Data for processing:

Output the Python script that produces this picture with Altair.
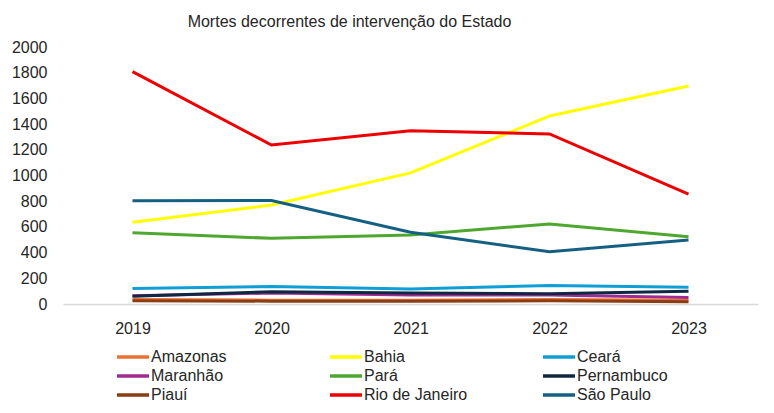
import altair as alt
import pandas as pd

years = ["2019", "2020", "2021", "2022", "2023"]
states = ["Amazonas", "Bahia", "Ceará", "Maranhão", "Pará", "Pernambuco", "Piauí", "Rio de Janeiro", "São Paulo"]
colors = ["#E97132", "#FFFF00", "#0F9ED5", "#A02B93", "#4EA72E", "#0E2841", "#8B3D14", "#EE0000", "#156082"]

amazonas = [35, 30, 30, 35, 30]
bahia = [636, 770, 1020, 1463, 1696]
ceara = [120, 137, 117, 143, 130]
maranhao = [65, 85, 70, 70, 50]
para = [555, 511, 537, 623, 524]
pernambuco = [60, 95, 85, 80, 100]
piaui = [25, 22, 22, 25, 18]
rio = [1808, 1237, 1349, 1323, 856]
sao_paulo = [804, 805, 558, 407, 498]

series = [amazonas, bahia, ceara, maranhao, para, pernambuco, piaui, rio, sao_paulo]
rows = []
for s, vals in zip(states, series):
    for y, v in zip(years, vals):
        rows.append({"Estado": s, "Ano": y, "Mortes": v})
df = pd.DataFrame(rows)

chart = alt.Chart(df).mark_line(strokeWidth=3).encode(
    x=alt.X("Ano:O", sort=years, title=None,
            scale=alt.Scale(type="point", padding=0.5),
            axis=alt.Axis(labelAngle=0, ticks=False, domainColor="#d9d9d9", domainWidth=1.5,
                          labelFontSize=16, labelFont="Liberation Sans", labelColor="#262626",
                          labelPadding=16, grid=False)),
    y=alt.Y("Mortes:Q", title=None,
            scale=alt.Scale(domain=[0, 2000], nice=False),
            axis=alt.Axis(values=list(range(0, 2001, 200)), format="d", ticks=False, domain=False,
                          grid=False, labelFontSize=16, labelFont="Liberation Sans",
                          labelColor="#262626", labelPadding=16)),
    color=alt.Color("Estado:N", sort=states,
                    scale=alt.Scale(domain=states, range=colors),
                    legend=alt.Legend(title=None, orient="none", legendX=60, legendY=300,
                                      direction="horizontal", columns=3, gridAlign="all",
                                      columnPadding=68, rowPadding=1,
                                      symbolType="M-2,0L2,0", symbolSize=256, symbolStrokeWidth=3.5,
                                      labelFontSize=16, labelFont="Liberation Sans", labelColor="#262626",
                                      labelOffset=8, padding=0)),
    order=alt.Order("Ano:O"),
).properties(
    width=695,
    height=257,
    title=alt.TitleParams("Mortes decorrentes de intervenção do Estado", font="Liberation Sans",
                          fontSize=16, fontWeight="normal", color="#262626", anchor="middle",
                          dx=-61, offset=9),
    autosize=alt.AutoSizeParams(type="none"),
    padding={"left": 55, "top": 39, "right": 8, "bottom": 101},
).configure_view(stroke=None)

chart.save("out.html", embed_options={"renderer": "svg", "actions": False})
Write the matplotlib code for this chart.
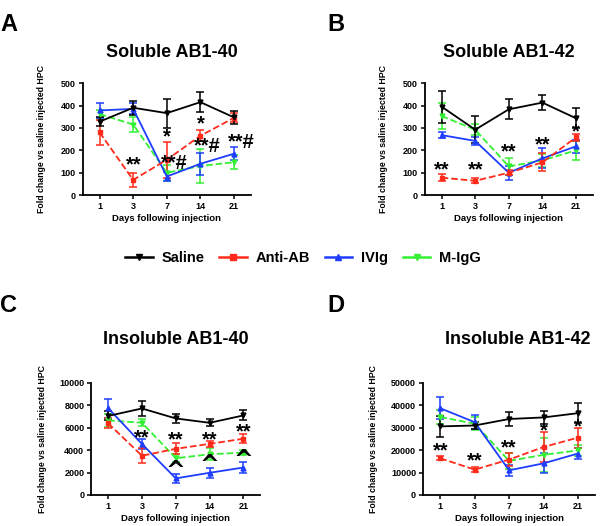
# -------------- Import Libraries --------------
import matplotlib
matplotlib.use('Agg')
import matplotlib.pyplot as plt
from matplotlib.lines import Line2D

plt.rcParams['font.family'] = ['Liberation Sans', 'DejaVu Sans']
plt.rcParams['font.weight'] = 'bold'

# -------------- Data --------------
days = ['1', '3', '7', '14', '21']
groups = ['Saline', 'Anti-AB', 'IVIg', 'M-IgG']

# panel A: Soluble AB1-40
a_mean = {'Saline': [328, 390, 366, 415, 347],
          'Anti-AB': [280, 68, 158, 265, 345],
          'IVIg': [378, 385, 83, 140, 185],
          'M-IgG': [362, 315, 100, 130, 147]}
a_err = {'Saline': [20, 32, 65, 45, 30],
         'Anti-AB': [55, 30, 80, 25, 20],
         'IVIg': [35, 25, 20, 50, 28],
         'M-IgG': [20, 35, 35, 75, 30]}

# panel B: Soluble AB1-42
b_mean = {'Saline': [395, 292, 383, 413, 343],
          'Anti-AB': [78, 64, 100, 146, 258],
          'IVIg': [268, 242, 100, 164, 218],
          'M-IgG': [353, 292, 128, 155, 200]}
b_err = {'Saline': [72, 60, 45, 32, 45],
         'Anti-AB': [15, 12, 10, 40, 15],
         'IVIg': [15, 18, 32, 45, 30],
         'M-IgG': [60, 25, 40, 30, 42]}

# panel C: Insoluble AB1-40
c_mean = {'Saline': [7050, 7720, 6830, 6440, 7100],
          'Anti-AB': [6400, 3500, 4120, 4560, 5020],
          'IVIg': [7750, 4550, 1480, 1980, 2450],
          'M-IgG': [6650, 6450, 3280, 3630, 3780]}
c_err = {'Saline': [400, 650, 420, 300, 450],
         'Anti-AB': [450, 650, 500, 300, 400],
         'IVIg': [850, 450, 400, 450, 450],
         'M-IgG': [550, 300, 350, 550, 200]}

# panel D: Insoluble AB1-42
d_mean = {'Saline': [30600, 31000, 33900, 34600, 36500],
          'Anti-AB': [16400, 11300, 15800, 21400, 25600],
          'IVIg': [38700, 32500, 11000, 14100, 18500],
          'M-IgG': [34800, 31800, 15200, 17900, 19900]}
d_err = {'Saline': [4800, 1500, 3000, 3000, 4500],
         'Anti-AB': [1000, 1200, 3000, 6500, 4500],
         'IVIg': [4800, 3000, 2500, 4500, 2500],
         'M-IgG': [3000, 3000, 3500, 7500, 2500]}

# significance marks: (day index, y, text)
a_marks = [(1, 135, '**'), (2, 262, '*'), (2.22, 140, '**#'), (3, 318, '*'),
           (3.22, 215, '**#'), (4.22, 235, '**#')]
b_marks = [(0, 112, '**'), (1, 112, '**'), (2, 192, '**'), (3, 225, '**'), (4, 282, '*')]
c_marks = [(1, 5100, '**'), (2, 4950, '**'), (3, 4950, '**'), (4, 5600, '**'),
           (2, 2100, '^'), (3, 2700, '^'), (4, 3150, '^')]
d_marks = [(0, 19500, '**'), (1, 15000, '**'), (2, 21100, '**'), (3, 28500, '*'), (4, 30500, '*')]

# -------------- Styles --------------
colors = {'Saline': 'black', 'Anti-AB': '#ff2a1a', 'IVIg': '#1f3dff', 'M-IgG': '#33f033'}
styles = {'Saline': '-', 'Anti-AB': '--', 'IVIg': '-', 'M-IgG': '--'}
markers = {'Saline': 'v', 'Anti-AB': 's', 'IVIg': '^', 'M-IgG': 'v'}
order = ['M-IgG', 'IVIg', 'Anti-AB', 'Saline']

fig = plt.figure(figsize=(6, 5.26), dpi=100)


def panel(rect, mean, err, marks, title, letter, ymax, ystep, ylab_x, title_x, title_pad):
    ax = fig.add_axes(rect)
    x = list(range(len(days)))
    for g in order:
        ax.errorbar(x, mean[g], yerr=err[g], color=colors[g], ls=styles[g], lw=1.3,
                    marker=markers[g], ms=3.5, capsize=3, elinewidth=1.1, capthick=1.1,
                    clip_on=False, zorder=3)
    for mx, my, s in marks:
        if s == '^':
            ax.text(mx, my, s, ha='center', va='center', fontsize=17, fontweight='bold',
                    fontfamily='DejaVu Sans', zorder=5)
        else:
            ax.text(mx, my, s, ha='center', va='center', fontsize=14.5, fontweight='bold', zorder=5)
    ax.set_xlim(-0.5, 4.5)
    ax.set_ylim(0, ymax)
    ax.set_yticks(range(0, ymax + 1, ystep))
    ax.set_xticks(x)
    ax.set_xticklabels(days)
    ax.spines['top'].set_visible(False)
    ax.spines['right'].set_visible(False)
    ax.spines['left'].set_linewidth(1.3)
    ax.spines['bottom'].set_linewidth(1.3)
    ax.tick_params(labelsize=6.5, width=1.1, length=3, pad=2)
    for lab in ax.get_xticklabels() + ax.get_yticklabels():
        lab.set_fontweight('bold')
    ax.set_xlabel('Days following injection', fontsize=6.8, fontweight='bold', labelpad=2)
    ax.set_ylabel('Fold change vs saline injected HPC', fontsize=6.3, fontweight='bold')
    ax.yaxis.set_label_coords(ylab_x, 0.5)
    ax.set_title(title, fontsize=13, fontweight='bold', pad=title_pad, x=title_x)
    fig.text(rect[0] + letter[1], rect[1] + letter[2], letter[0], fontsize=17,
             fontweight='bold', ha='left', va='center')
    return ax


panel([0.138, 0.629, 0.28, 0.213], a_mean, a_err, a_marks, 'Soluble AB1-40',
      ('A', -0.138, 0.325), 500, 100, -0.22, 0.53, 19)
panel([0.708, 0.629, 0.28, 0.213], b_mean, b_err, b_marks, 'Soluble AB1-42',
      ('B', -0.163, 0.325), 500, 100, -0.22, 0.5, 19)
panel([0.152, 0.059, 0.282, 0.213], c_mean, c_err, c_marks, 'Insoluble AB1-40',
      ('C', -0.152, 0.36), 10000, 2000, -0.26, 0.5, 28)
panel([0.705, 0.059, 0.287, 0.213], d_mean, d_err, d_marks, 'Insoluble AB1-42',
      ('D', -0.16, 0.36), 50000, 10000, -0.26, 0.55, 28)

# -------------- Legend --------------
handles = [Line2D([], [], color=colors[g], ls='-', lw=1.8, marker=markers[g], ms=4) for g in groups]
fig.legend(handles, groups, loc='center', bbox_to_anchor=(0.505, 1 - 258 / 526), ncol=4,
           frameon=False, handlelength=1.9, columnspacing=1.0, handletextpad=0.6,
           prop={'weight': 'bold', 'size': 10.5})

plt.savefig('out.png', dpi=100)
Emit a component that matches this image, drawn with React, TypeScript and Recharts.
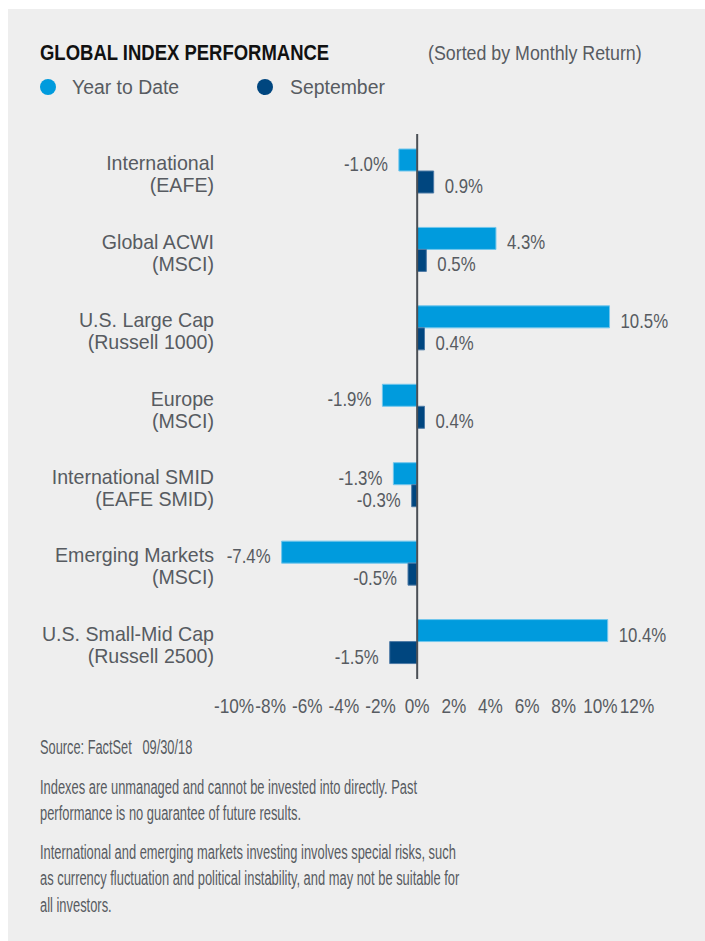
import React from 'react';
import { BarChart, Bar, XAxis, YAxis, ReferenceLine, LabelList } from 'recharts';

const categories = [
  'International|(EAFE)',
  'Global ACWI|(MSCI)',
  'U.S. Large Cap|(Russell 1000)',
  'Europe|(MSCI)',
  'International SMID|(EAFE SMID)',
  'Emerging Markets|(MSCI)',
  'U.S. Small-Mid Cap|(Russell 2500)',
];
const yearToDate = [-1.0, 4.3, 10.5, -1.9, -1.3, -7.4, 10.4];
const september = [0.9, 0.5, 0.4, 0.4, -0.3, -0.5, -1.5];
const xTicks = [-10, -8, -6, -4, -2, 0, 2, 4, 6, 8, 10, 12];

const FONT = "'Liberation Sans', Arial, sans-serif";
const TEXT = '#575b61';
const YTD_COLOR = '#009bdd';
const SEP_COLOR = '#00467f';

const data = categories.map((name, i) => ({ name, ytd: yearToDate[i], sep: september[i] }));

// squeezed svg text, to stand in for the condensed face of the original
function SqText({ x, y, s, anchor, children, size = 20 }: any) {
  return (
    <text
      transform={`translate(${x},${y}) scale(${s},1)`}
      textAnchor={anchor}
      dominantBaseline="central"
      fill={TEXT}
      fontSize={size}
      fontFamily={FONT}
    >
      {children}
    </text>
  );
}

function CategoryTick(props: any) {
  const { x, y, payload } = props;
  const [l1, l2] = String(payload.value).split('|');
  return (
    <g>
      <SqText x={x - 12} y={y - 8} s={0.98} anchor="end">{l1}</SqText>
      <SqText x={x - 12} y={y + 14} s={0.98} anchor="end">{l2}</SqText>
    </g>
  );
}

function ValueTick(props: any) {
  const { x, y, payload } = props;
  return (
    <SqText x={x} y={y + 17} s={0.86} anchor="middle">
      {payload.value}%
    </SqText>
  );
}

function ValueLabel(props: any) {
  const { x, y, width, height, value } = props;
  const v = Number(value);
  const left = Math.min(x, x + width);
  const right = Math.max(x, x + width);
  const tx = v >= 0 ? right + 11 : left - 11;
  return (
    <SqText x={tx} y={y + height / 2 + 4} s={0.84} anchor={v >= 0 ? 'start' : 'end'}>
      {v.toFixed(1)}%
    </SqText>
  );
}

const line = (left: number, cy: number, text: string, sx: number, extra: any = {}) => (
  <div
    style={{
      position: 'absolute',
      left,
      top: cy - 13,
      lineHeight: '26px',
      fontSize: 20,
      whiteSpace: 'nowrap',
      transform: `scaleX(${sx})`,
      transformOrigin: 'left center',
      color: TEXT,
      ...extra,
    }}
  >
    {text}
  </div>
);

export default function App() {
  return (
    <div style={{ position: 'fixed', left: 8, top: 9, right: 0, bottom: 0, background: '#eeeeee', fontFamily: FONT }}>
      {line(32, 44, 'GLOBAL INDEX PERFORMANCE', 0.84, { fontSize: 22, fontWeight: 700, color: '#111111' })}
      {line(420, 44, '(Sorted by Monthly Return)', 0.89)}
      <div style={{ position: 'absolute', left: 32, top: 70, width: 16, height: 16, borderRadius: 8, background: YTD_COLOR }} />
      {line(64, 78, 'Year to Date', 0.97)}
      <div style={{ position: 'absolute', left: 249, top: 70, width: 16, height: 16, borderRadius: 8, background: SEP_COLOR }} />
      {line(282, 78, 'September', 0.97)}

      <div style={{ position: 'absolute', left: 0, top: 0 }}>
        <BarChart
          width={697}
          height={720}
          data={data}
          layout="vertical"
          margin={{ top: 123, right: 68, bottom: 18, left: 0 }}
          barSize={22}
          barGap={0}
        >
          <XAxis
            type="number"
            domain={[-10, 12]}
            ticks={xTicks}
            axisLine={false}
            tickLine={false}
            height={30}
            tick={<ValueTick />}
            interval={0}
          />
          <YAxis type="category" dataKey="name" width={226} axisLine={false} tickLine={false} tick={<CategoryTick />} interval={0} />
          <Bar dataKey="ytd" fill={YTD_COLOR} stroke="#72c6ec" strokeWidth={1} isAnimationActive={false}>
            <LabelList dataKey="ytd" content={<ValueLabel />} />
          </Bar>
          <Bar dataKey="sep" fill={SEP_COLOR} stroke="#4d7aa6" strokeWidth={1} isAnimationActive={false}>
            <LabelList dataKey="sep" content={<ValueLabel />} />
          </Bar>
          <ReferenceLine
            x={0}
            stroke="#4a4f55"
            strokeWidth={2}
            shape={(p: any) => <line x1={p.x1} x2={p.x2} y1={p.y1 - 2} y2={p.y2 + 2} stroke="#4a4f55" strokeWidth={2} />}
          />
        </BarChart>
      </div>

      {line(32, 738, 'Source: FactSet\u00a0\u00a0\u00a009/30/18', 0.64)}
      {line(32, 778, 'Indexes are unmanaged and cannot be invested into directly. Past', 0.645)}
      {line(32, 804, 'performance is no guarantee of future results.', 0.645)}
      {line(32, 843, 'International and emerging markets investing involves special risks, such', 0.645)}
      {line(32, 869, 'as currency fluctuation and political instability, and may not be suitable for', 0.645)}
      {line(32, 896, 'all investors.', 0.645)}
    </div>
  );
}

Task: Copy exactly the part of the material above that opens with the line containing "Emit a component" and closes with the line containing "YAxis, ReferenceLine, LabelList", ends included. Drop the images.

Answer to the exercise:
Emit a component that matches this image, drawn with React, TypeScript and Recharts.
import React from 'react';
import { BarChart, Bar, XAxis, YAxis, ReferenceLine, LabelList } from 'recharts';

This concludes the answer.